One of God’s greatest forms of judgment in Scripture is giving us what we want. Romans 1 uses the language of “the wrath of God” for this, not in the sense of “if you do these things, God’s wrath will arise against you” (though that language shows up elsewhere too), but rather as “when you do these things, God’s wrath is being revealed against you.”
I see this with both Trump and Hillary. They both seem to reflect back some of our worst characteristics as a society. With Trump, the sexual immorality, greed, and idolatry. With Clinton, the deception, pursuit of power at any cost, and two-facedness. They’re not the exception, so much as a mirror reflecting us back to ourselves as a people.
This reminds me of 1 Chronicles 13, where David messes things up, and he’s king so it’s going to have a massive impact on society. So God gives him a choice between three judgments: There’s these three great judgments, they’re all pretty bad, and you get to pick which one. That’s what this election has felt like, with Trump and Hillary, like God is going:
You’ve got a choice: there’s these two great judgments, and you’ve got to pick which one.
I’m not saying this necessarily means they’re equal—that’s where the debate lies. But I don’t know anyone on either side who’s saying, “This is our ideal candidate!” For most folks, I think it’s felt more like, “You’ve got to pick the lesser of two evils.”
And I think we need to create space for people’s consciences in this. I know some people who’ve truly felt like Trump’s character issues are horrific, worse than Hillary’s, yet on policy issues like the Supreme Court or the economy felt they couldn’t in good conscience vote otherwise. Or others who for matters of conscience voted third party, or not at all. Whether or not one agrees, we need to make space within the body of Christ for each other’s consciences in the difficulties of voting in this election year.
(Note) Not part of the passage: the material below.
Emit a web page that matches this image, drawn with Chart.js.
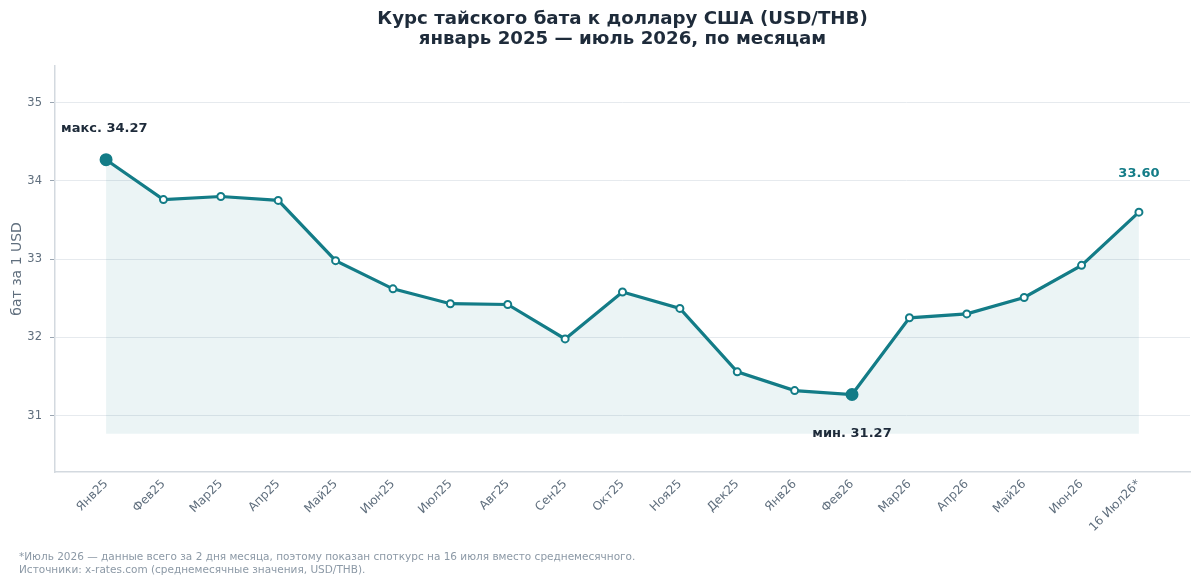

Jumping back out to a theological lens, however, Eric reminds us that Israel wanted to be like the nations; they wanted a king. (1 Samuel 8) So God said, Alright, you’re getting someone who’s flawed. They set up a king, and it became their idol. Similarly, many on both sides of the partisan spectrum have set up politics as our idol–displacing God as the supreme source and horizon of our hope.
Within the body of Christ, we need to resist this idolatry.
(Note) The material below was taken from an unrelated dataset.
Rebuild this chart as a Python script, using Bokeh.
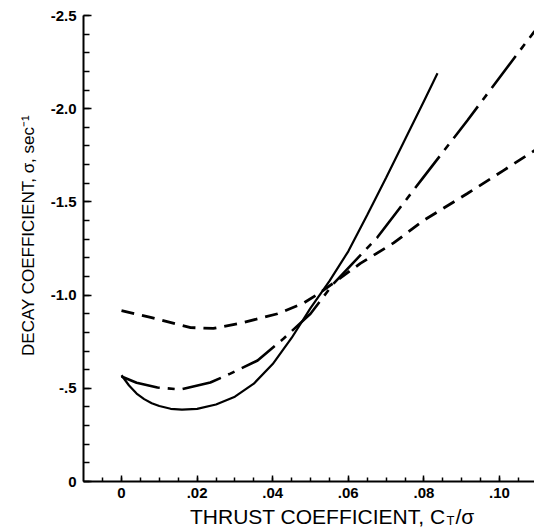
import math
from bokeh.plotting import figure
from bokeh.models import Range1d, FixedTicker, Label, CustomJSTickFormatter
from bokeh.embed import file_html
from bokeh.resources import INLINE

# ---- data ----
solid_x = [0, 0.002, 0.004, 0.006, 0.008, 0.010, 0.013, 0.016, 0.02, 0.025, 0.03, 0.035,
           0.04, 0.045, 0.05, 0.055, 0.06, 0.065, 0.07, 0.075, 0.08, 0.0836]
solid_y = [-0.57, -0.515, -0.472, -0.442, -0.42, -0.405, -0.39, -0.386, -0.39, -0.413,
           -0.455, -0.525, -0.63, -0.77, -0.93, -1.075, -1.235, -1.43, -1.63, -1.835,
           -2.04, -2.19]

dashdot_x = [0, 0.004, 0.0095, 0.0156, 0.0235, 0.0288, 0.036, 0.0429, 0.05, 0.0561,
             0.0677, 0.0796, 0.0915, 0.1048, 0.1093]
dashdot_y = [-0.563, -0.53, -0.504, -0.494, -0.531, -0.579, -0.649, -0.767, -0.90,
             -1.062, -1.31, -1.625, -1.937, -2.296, -2.416]

dash_x = [0, 0.0077, 0.0183, 0.0243, 0.0323, 0.0413, 0.048, 0.0526, 0.0632, 0.072,
          0.0799, 0.0915, 0.101, 0.1093]
dash_y = [-0.917, -0.88, -0.826, -0.821, -0.853, -0.90, -0.955, -1.014, -1.17, -1.28,
          -1.40, -1.545, -1.668, -1.776]

x_ticks = [0, 0.02, 0.04, 0.06, 0.08, 0.10]
x_minor = [round(-0.005 + 0.005 * i, 3) for i in range(23)]
y_ticks = [0, -0.5, -1.0, -1.5, -2.0, -2.5]
y_minor = [round(-0.1 * i, 1) for i in range(26)]

X_AXIS_START, X_AXIS_END = -0.01005, 0.10926
Y_AXIS_START, Y_AXIS_END = 0.0, -2.5

FONT = "Liberation Sans"

# pixel helpers: the frame spans the whole 534x529 canvas
def px2x(px):
    return (px - 121) / 3780.0

def py2y(py):
    return (py - 481) / 186.4

p = figure(width=534, height=529, output_backend="svg", toolbar_location=None,
           x_range=Range1d(px2x(0), px2x(534)), y_range=Range1d(py2y(529), py2y(0)),
           min_border_left=0, min_border_right=0, min_border_top=0,
           min_border_bottom=0)
p.outline_line_color = None
p.grid.visible = False
p.background_fill_color = "white"
p.border_fill_color = "white"

for ax in (p.xaxis[0], p.yaxis[0]):
    ax.axis_line_width = 2
    ax.axis_line_color = "black"
    ax.major_tick_line_width = 1.5
    ax.minor_tick_line_width = 1.5
    ax.major_tick_out = 0
    ax.minor_tick_out = 0
    ax.major_label_text_font = FONT
    ax.major_label_text_font_size = "15px"
    ax.major_label_text_font_style = "bold"
    ax.major_label_text_color = "black"

p.xaxis.fixed_location = Y_AXIS_START
p.xaxis.bounds = (X_AXIS_START, X_AXIS_END)
p.xaxis.ticker = FixedTicker(ticks=x_ticks, minor_ticks=x_minor)
p.xaxis.major_tick_in = 6
p.xaxis.minor_tick_in = 4
p.xaxis.major_label_standoff = 6
p.xaxis.formatter = CustomJSTickFormatter(code="""
    if (Math.abs(tick) < 1e-9) return "0";
    return tick.toFixed(2).replace("0.", ".");
""")

p.yaxis.fixed_location = X_AXIS_START
p.yaxis.bounds = (Y_AXIS_END, Y_AXIS_START)
p.yaxis.ticker = FixedTicker(ticks=y_ticks, minor_ticks=y_minor)
p.yaxis.major_tick_in = 8
p.yaxis.minor_tick_in = 6
p.yaxis.major_label_standoff = 7
p.yaxis.formatter = CustomJSTickFormatter(code="""
    if (Math.abs(tick) < 1e-9) return "0";
    if (Math.abs(tick) < 1) return "-" + Math.abs(tick).toFixed(1).replace("0.", ".");
    return tick.toFixed(1);
""")

p.line(dash_x, dash_y, line_color="black", line_width=2.8, line_dash="13 8")
p.line(dashdot_x, dashdot_y, line_color="black", line_width=2.6, line_dash="40 8 7 8")
p.line(solid_x, solid_y, line_color="black", line_width=2.2)

p.add_layout(Label(x=px2x(445), y=py2y(516), text="THRUST COEFFICIENT, C",
                   text_align="right", text_baseline="middle", text_font=FONT,
                   text_font_size="21px", text_color="black"))
p.add_layout(Label(x=px2x(446), y=py2y(520), text="T",
                   text_align="left", text_baseline="middle", text_font=FONT,
                   text_font_size="13px", text_color="black"))
p.add_layout(Label(x=px2x(455), y=py2y(516), text="/σ",
                   text_align="left", text_baseline="middle", text_font=FONT,
                   text_font_size="21px", text_color="black"))
p.add_layout(Label(x=px2x(28), y=py2y(235), text="DECAY COEFFICIENT, σ, sec⁻¹",
                   angle=math.pi / 2, text_align="center", text_baseline="middle",
                   text_font=FONT, text_font_size="17px", text_color="black"))

open("out.html", "w").write(file_html(p, INLINE))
And as we zoom out to the 50,000-foot level, I believe part of our lament before God should involve this sense of God giving us over to what we want, what we deserve; lamenting the fact that: Man, it feels like we are a society increasingly under the wrath of God.
Christ—Divided, Fractured, and Broken—For Us
We don’t want to wrap this up with a pretty bow and pretend the divisions are gone because we talked about them. Next week, we want to look at “unity”–what it means to move forward together. But this week, we want to create space for lament, to bring our grief, pain, and confusion together before Christ.
And as we come to Christ, through the table of his body broken and blood shed, we come to the One who was fractured and divided on our behalf, who came into our midst and allowed himself to be dehumanized, torn apart, and crushed by the rebelliousness of our humanity.
He was broken by the empire, and fractured by the people of God. So we’re invited to bring the division we see in our society, the fragmentation we feel within the Church, and the heartache we carry in our own personal lives.
Jesus is not a King who sits abstract and distant and far away. He has entered into our full condition, felt the full grief and weight and pain of our travail, and is not far off or unfamiliar with our suffering and confusion. We want to bring the fullness of where we’re at before the fullness of who He is. We bring the tension we feel, and long to experience His presence in the midst of that tension.
And we pray that his Spirit, the very presence of God, might make us a different kind of family, a different kind of people, a signpost of his kingdom amidst the empires of the world.
We come seeking Christ, bringing our brokenness to the table in order to receive the One who was fractured and broken for us, that ultimately through the power of God we might be made whole.